Part II: Second Harvest Aid Application
By Adam Hixson, BASF Technical Service Representative
Last month, I talked about using Sharpen® Herbicide in the first harvest aid application. Sharpen dries out the leaves on the cotton plant and crisps up any weeds, such as Palmer amaranth, morningglory and bindweed, that are in the field at harvest time.
However, after the initial application, moisture under the cotton and moderate temperatures can create the potential for regrowth. It typically occurs close to the main stem of the plant and can delay harvest. The fresh, lime green juvenile leaves may also stain the lint as it goes through the stripper or picker. This staining results in a low color grade, leading to dockage at the gin.
Where I think Sharpen shines is its ability to dry down and desiccate regrowth. One of the reasons I never like to go above 1 fluid ounce of Sharpen in the first harvest aid application is because this practice allows you to use Sharpen in the second application. Ten to 14 days after the initial harvest aid application, I recommend applying Sharpen @ 1 fl oz/A + MSO @ 1% v/v + AMS @ 8.5 lbs/100 gallons. We call this the “kill shot” to eliminate regrowth.
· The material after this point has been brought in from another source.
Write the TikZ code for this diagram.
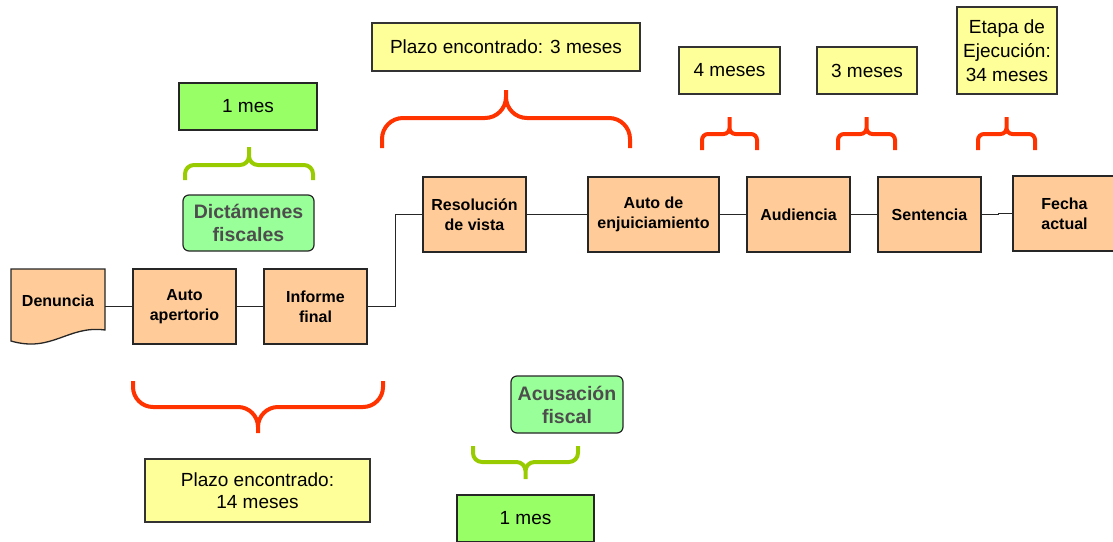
\documentclass[tikz,border=0pt]{standalone}
\usepackage{fontspec}
\setmainfont{Liberation Sans}
\definecolor{paso}{HTML}{FFCC99}
\definecolor{plazo}{HTML}{FFFF99}
\definecolor{mes}{HTML}{99FF66}
\definecolor{fiscal}{HTML}{99FF99}
\definecolor{llaveroja}{HTML}{FF3300}
\definecolor{llaveverde}{HTML}{99CC00}
\definecolor{textogris}{HTML}{4D4D4D}
\begin{document}
\begin{tikzpicture}[x=1pt,y=-1pt,
  pasobox/.style={draw=black!85,line width=1.3pt,fill=paso,minimum width=103pt,minimum height=75pt,inner sep=0pt,align=center,font=\fontsize{16}{20}\selectfont\bfseries},
  plazobox/.style={draw=black!80,line width=1.2pt,fill=plazo,inner sep=0pt,align=center,font=\fontsize{19}{23}\selectfont},
  mesbox/.style={draw=black!85,line width=1.2pt,fill=mes,minimum width=138pt,minimum height=47pt,inner sep=0pt,font=\fontsize{19}{23}\selectfont},
  fiscalbox/.style={draw=black!85,line width=1.2pt,fill=fiscal,rounded corners=6pt,inner sep=0pt,align=center,text=textogris,font=\fontsize{19.5}{23}\selectfont\bfseries},
  linea/.style={line width=1.3pt,black!85},
  llave/.style={line width=4pt,rounded corners=#1}]
\useasboundingbox (0,0) rectangle (1113,541);
\draw[line width=1.3pt,draw=black!85,fill=paso] (11,269) -- (105,269) -- (105,330) .. controls (68,325) and (52,353) .. (11,341) -- cycle;
\node[minimum width=94pt,inner sep=0pt,font=\fontsize{16}{20}\selectfont\bfseries] (den) at (58,301) {Denuncia};
\node[pasobox] (aut) at (184.5,306.5) {Auto\\apertorio};
\node[pasobox] (inf) at (315.5,306.5) {Informe\\final};
\node[pasobox] (res) at (474.5,214.5) {Resolución\\de vista};
\node[pasobox,minimum width=131pt] (enj) at (653.5,214.5) {Auto de\\enjuiciamiento};
\node[pasobox] (aud) at (798.5,214.5) {Audiencia};
\node[pasobox] (sen) at (929.5,214.5) {Sentencia};
\node[pasobox] (fec) at (1064.5,213.5) {Fecha\\actual};
\draw[linea] (den.east |- aut) -- (aut);
\draw[linea] (aut) -- (inf);
\draw[linea] (inf.east) -- ++(28,0) |- (res.west);
\draw[linea] (res) -- (enj);
\draw[linea] (enj) -- (aud);
\draw[linea] (aud) -- (sen);
\draw[linea] (sen.east) -- ++(17,0) |- (fec.west);
\node[plazobox,minimum width=268pt,minimum height=48pt] (p3) at (506,47) {Plazo encontrado: 3 meses};
\node[plazobox,minimum width=101pt,minimum height=47pt] (m4) at (729.5,70.5) {4 meses};
\node[plazobox,minimum width=100pt,minimum height=47pt] (m3) at (867,70.5) {3 meses};
\node[plazobox,minimum width=100pt,minimum height=87pt,font=\fontsize{19}{24}\selectfont] (eje) at (1007,50.5) {Etapa de\\Ejecución:\\34 meses};
\node[plazobox,minimum width=225pt,minimum height=63pt,font=\fontsize{19}{22}\selectfont] (p14) at (257.5,490.5) {Plazo encontrado:\\14 meses};
\node[mesbox] (mesa) at (248,106.5) {1 mes};
\node[mesbox,minimum width=137pt] (mesb) at (525.5,518.5) {1 mes};
\node[fiscalbox,minimum width=131pt,minimum height=56pt] (dic) at (248.5,223) {Dictámenes\\fiscales};
\node[fiscalbox,minimum width=112pt,minimum height=57pt] (acu) at (567,404.5) {Acusación\\fiscal};
\draw[llave=21pt,llaveroja] (382,148) |- (506,118) -- (506,90) (630,148) |- (506,118) -- (506,90);
\draw[llave=6pt,llaveroja] (702,150) |- (729.5,134) -- (729.5,117) (757,150) |- (729.5,134) -- (729.5,117);
\draw[llave=6pt,llaveroja] (838,150) |- (866.5,134) -- (866.5,117) (895,150) |- (866.5,134) -- (866.5,117);
\draw[llave=6pt,llaveroja] (978,150) |- (1006.5,134) -- (1006.5,117) (1035,150) |- (1006.5,134) -- (1006.5,117);
\draw[llave=20pt,llaveroja] (133,381) |- (258,407) -- (258,433) (383,381) |- (258,407) -- (258,433);
\draw[llave=9pt,llaveverde] (185,180) |- (249,165) -- (249,147) (313,180) |- (249,165) -- (249,147);
\draw[llave=9pt,llaveverde] (473,446) |- (525.5,462) -- (525.5,479) (578,446) |- (525.5,462) -- (525.5,479);
\end{tikzpicture}
\end{document}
The second application also desiccates any mature leaves that were left in the lower canopy at the bottom of the plant. This is especially helpful if you’re dealing with a large cotton plant that had a lot of foliage on it.
Another benefit of using Sharpen in the second harvest aid application is its short pre-harvest interval that allows growers to harvest on their schedule. Five to 7 days after the second application is a good estimation of when you can start harvesting the crop. The timing is typically mid- to late October.
When using Sharpen in a second application, the major consideration is good coverage. I recommend 15 GPA minimum spray volume by ground and 5 GPA by air. Sharpen is a contact herbicide that must touch every leaf you want to desiccate or dry up. To achieve the best coverage, choose nozzles that produce medium-sized droplets.